= Bohemian Society of Sciences =

Bohemian Society of Sciences was the first official scientific organization within Bohemia.

==History==
The Bohemian Society of Sciences was created from the Private Society for Mathematics, Patriotic History and Natural History, the first scientific society within the frontiers of the later Czechoslovakia. This organization was founded in 1772 and published six volumes of its proceedings before becoming the Bohemian Society of Sciences, and then later becoming the Royal Bohemian Scientific Society in 1784. Its members included Masons and Illuminatis, and the Royal Bohemian Scientific Society it later established some ties with the Private Scientific and Patriotic Society of Moravia.

In the early 18th century, the institution began to become, partially due to its usage of both Czech and German languages, which caused it to lose some of the more radical Czech scientists while the creation of the Vienna Academy caused the loss of some of the German-speaking scientists. By 1847, members of the Royal Bohemian Society of Sciences moved to the Vienna Academy, however, some of the members moved to other academies. Members moving to academies other than the Vienna Academy included: Palacký, Šafařík, Zippe, Presl and Purkyně.

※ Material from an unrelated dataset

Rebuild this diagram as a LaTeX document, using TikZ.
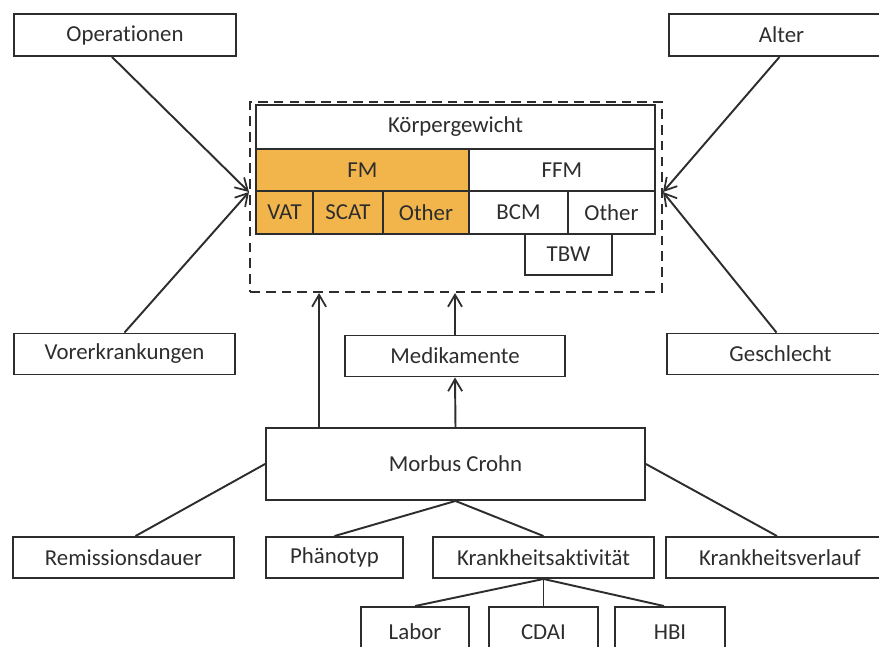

After 1847 the sciences have continued to play a role in the Czech state, continuing through the creation of the Czech Academy of Sciences and Arts, which was created in 1890 through a decree issued by Emperor Franz Joseph, which existed among many other institutions. During World War II, most scientific research was halted due to the Nazi occupation, but was restarted in 1952 with the creation of the Czechoslovak Academy of Sciences, which continues to operate today.